Jedenfalls bekommt Han Solo erneut den Auftrag, mit seinen Kumpels in großem Stil Coaxium zu stehlen. Es kommt, wie’s kommen muss, ein neues Setting muss her: eine Coaxium-Raffinerie auf einem kargen, vegetationsarmen, sandigen Planeten (vermutlich Fuerteventura). Dort folgen Schießerei und Geknall, Fanfarendonner, Explosionen, Funkensprühregen usw.

Später dann natürlich: Lüge, Enttäuschung, Verrat, Intrige, Zweikämpfe. Man kennt das ja.
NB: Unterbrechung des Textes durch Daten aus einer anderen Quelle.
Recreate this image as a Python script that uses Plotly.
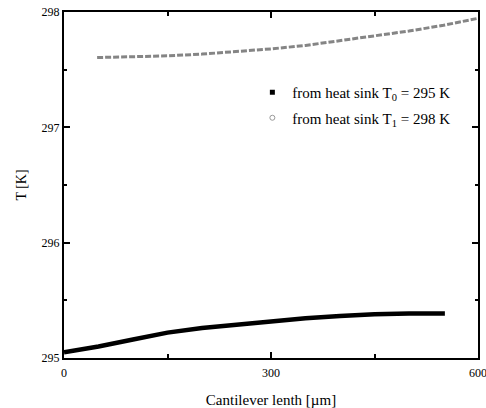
import plotly.graph_objects as go

# Data
x_t0 = [0, 50, 100, 150, 200, 250, 300, 350, 400, 450, 500, 552]
T_t0 = [295.05, 295.10, 295.16, 295.22, 295.26, 295.29, 295.32, 295.345, 295.365, 295.38, 295.385, 295.385]

x_t1 = [48, 100, 150, 200, 250, 300, 350, 400, 450, 500, 550, 600]
T_t1 = [297.605, 297.61, 297.62, 297.635, 297.655, 297.68, 297.71, 297.75, 297.79, 297.835, 297.885, 297.945]

label_t0 = "from heat sink T<sub>0</sub> = 295 K"
label_t1 = "from heat sink T<sub>1</sub> = 298 K"

x_ticks = [0, 300, 600]
y_ticks = [295, 296, 297, 298]

FONT = "Liberation Serif, Times New Roman, serif"

fig = go.Figure()
fig.add_trace(go.Scatter(x=x_t0, y=T_t0, mode="lines", line=dict(color="black", width=4.5),
                         showlegend=False))
fig.add_trace(go.Scatter(x=x_t1, y=T_t1, mode="lines", line=dict(color="#858585", width=3, dash="6px,2px"),
                         showlegend=False))
# legend entries
fig.add_trace(go.Scatter(x=[None], y=[None], mode="markers", name=label_t0, legendgroup="a",
                         marker=dict(symbol="square", size=5, color="black")))
fig.add_trace(go.Scatter(x=[None], y=[None], mode="markers", name=label_t1, legendgroup="b",
                         marker=dict(symbol="circle-open", size=5, color="#999999", line=dict(width=1))))

axis_common = dict(showgrid=False, zeroline=False, showline=True, linecolor="black", linewidth=2,
                   mirror="ticks", ticks="inside", ticklen=6, tickwidth=1.5, tickcolor="black",
                   automargin=False, ticklabeloverflow="allow",
                   tickfont=dict(family=FONT, size=12, color="black"))

fig.update_xaxes(range=[0, 600], tickvals=x_ticks, ticktext=[str(v) for v in x_ticks],
                 minor=dict(ticks="inside", ticklen=4, tickwidth=1.5, tickcolor="black", dtick=150, tick0=0),
                 ticklabelstandoff=3,
                 title=dict(text="Cantilever lenth [µm]", font=dict(family=FONT, size=15, color="black"), standoff=15),
                 **axis_common)
fig.update_yaxes(range=[295, 298], tickvals=y_ticks, ticktext=[str(v) for v in y_ticks],
                 minor=dict(ticks="inside", ticklen=3, tickwidth=1.5, tickcolor="black", dtick=0.5, tick0=295),
                 title=dict(text="T [K]", font=dict(family=FONT, size=14, color="black"), standoff=12),
                 **axis_common)

fig.update_layout(width=486, height=408, margin=dict(l=64, r=8, t=12, b=50),
                  paper_bgcolor="white", plot_bgcolor="white",
                  font=dict(family=FONT, size=12, color="black"),
                  legend=dict(x=0.455, y=0.815, xanchor="left", yanchor="top", bgcolor="rgba(0,0,0,0)",
                              itemwidth=30, tracegroupgap=3,
                              font=dict(family=FONT, size=15, color="black")))

fig.write_html("out.html", config={"displayModeBar": False},
               post_script="document.body.style.margin='0';")
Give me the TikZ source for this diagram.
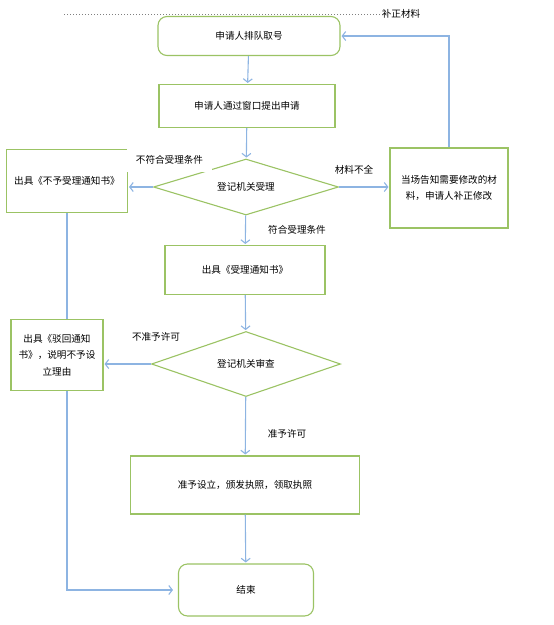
\documentclass[tikz,border=0pt]{standalone}
\usepackage{fontspec}
\newfontfamily\cjk{Noto Sans CJK SC}
\usepackage{xcolor}
\usetikzlibrary{positioning,shapes.geometric,arrows.meta}

\definecolor{boxgreen}{RGB}{155,195,100}
\definecolor{flowblue}{RGB}{141,180,226}

\tikzset{
  base/.style={draw=boxgreen, line width=1.1pt, fill=white, inner sep=0pt, align=center,
    font=\cjk\fontsize{9.6}{16.5}\selectfont},
  stepbox/.style={base, rectangle},
  roundbox/.style={base, rectangle, rounded corners=9pt},
  decide/.style={base, diamond, aspect=3.3},
  link/.style={draw=flowblue, line width=1.1pt},
  flow/.style={link, -{Straight Barb[length=3.5pt,width=9pt]}, shorten >=1pt},
  tag/.style={fill=white, inner sep=1pt, font=\cjk\fontsize{9.6}{11}\selectfont}
}

\begin{document}
\begin{tikzpicture}[x=1pt,y=-1pt]
  \useasboundingbox (0,0) rectangle (554,625);

  % main column
  \node[roundbox, minimum width=182pt, minimum height=39pt] (take) at (249,36) {申请人排队取号};
  \node[stepbox, minimum width=176pt, minimum height=43pt] (apply) at (247,106) {申请人通过窗口提出申请};
  \node[decide, minimum width=185pt, minimum height=56pt] (accept) at (246,187) {登记机关受理};
  \node[stepbox, minimum width=160pt, minimum height=49pt] (notice) at (245,270) {出具《受理通知书》};
  \node[decide, minimum width=189pt, minimum height=65pt] (review) at (246,364) {登记机关审查};
  \node[stepbox, minimum width=229pt, minimum height=58pt] (grant) at (245,485) {准予设立，颁发执照，领取执照};
  \node[roundbox, minimum width=135pt, minimum height=52pt] (finish) at (246,590) {结束};

  % side boxes
  \node[stepbox, minimum width=121pt, minimum height=63pt] (refuse) at (67,181) {出具《不予受理通知书》};
  \node[stepbox, minimum width=118pt, minimum height=80pt] (amend) at (449,188) {当场告知需要修改的材\\料，申请人补正修改};
  \node[stepbox, minimum width=92pt, minimum height=71pt] (reject) at (57,355) {出具《驳回通知\\书》，说明不予设\\立理由};

  % connectors
  \draw[flow] (take) -- (apply);
  \draw[flow] (apply) -- (accept);
  \draw[flow] (accept) -- (notice);
  \draw[flow] (notice) -- (review);
  \draw[flow] (review) -- (grant);
  \draw[flow] (grant) -- (finish);
  \draw[flow] (accept.west) -- (accept.west -| refuse.east);
  \draw[flow] (accept.east) -- (accept.east -| amend.west);
  \draw[flow] (amend.north) |- (take.east);
  \draw[flow] (review.west) -- (review.west -| reject.east);
  \draw[link] (refuse.south) -- (refuse.south |- reject.north);
  \draw[flow, shorten >=5pt] (refuse.south |- reject.south) |- (finish.west);

  % labels
  \node[tag, minimum width=85pt, minimum height=24pt] (nofit) at (169.5,160) {不符合受理条件};
  \node[tag] (lack) at (354,170) {材料不全};
  \node[tag] (fit) at (297,230) {符合受理条件};
  \node[tag] (nogrant) at (156,337) {不准予许可};
  \node[tag] (ok) at (287,434) {准予许可};
  \node[tag] (fix) at (401,14) {补正材料};
  \coordinate (rule) at (64,14);
  \draw[gray, line width=1pt, dash pattern=on 1pt off 2pt] (rule) -- (fix.west);
\end{tikzpicture}
\end{document}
Das Figurenensemble hat man nicht ohne eine gewisse Liebe zum Quatsch bzw. nicht ohne politischen oder filmhistorischen Anspielungsreichtum zusammengestellt: Es gibt einen aus Metallteilen zusammengeschraubten Droidenpiloten, der in Körpersprache, Gang und Sprechweise dem Klischee einer emanzipierten, resoluten Afroamerikanerin nachempfunden ist und über die Gleichberechtigung von und den freien Willen bei Robotern sinniert. Es gibt hässliche Imperiumsknechte, deren Physiognomie gänzlich von einer Art BDSM-Fetisch-Breath-Control-Gasmaske bedeckt ist, aus deren ins Freie ragenden Atemschlauchenden beständig der Speichel des Trägers rinnt (sehr schöne Idee). Es gibt Piraten/Widerständler, die eine Vorliebe für selbstgebastelte Pelzcapes, Trapperstiefel, futuristische Ritterhelme, Indianerschmuck und Medizinmannmasken zu haben scheinen.

Doch tun sich auch diverse Fragen auf: Warum wirkt die halbe Ausstattung des Films wie aus Mittelalter-, Sandalen-, Piraten-, Ritter-, Kriegs- und Wildwestfilmen zusammengeklaut? Warum ist der halbseidene Lando Calrissian, ein Weggefährte Han Solos, gekleidet wie die schwarzen Zuhälter in den Blaxploitationfilmen der frühen 70er Jahre? Und warum sieht die Gruppe der Widerständler so aus, als hätte man sie direkt vom Set des offenbar gleichzeitig im Studio nebenan gedrehten »Mad-Max«-Sequels geholt? Kann man Liebe zu einer Maschine empfinden? Können Roboter lieben? Und müssen die Disneystudios immer die gleichen, mit ein paar liebevollen Zitatspielereien versehenen superkonventionellen und superöden Blockbuster konzipieren?

»Solo: A Star Wars Story«, USA 2018. Regie: Ron Howard. Drehbuch: Jon Kasdan, Lawrence Kasdan. Darsteller: Alden Ehrenreich, Woody Harrelson, Emilia Clarke, Joonas Suotamo, Donald Glover. 135 Min.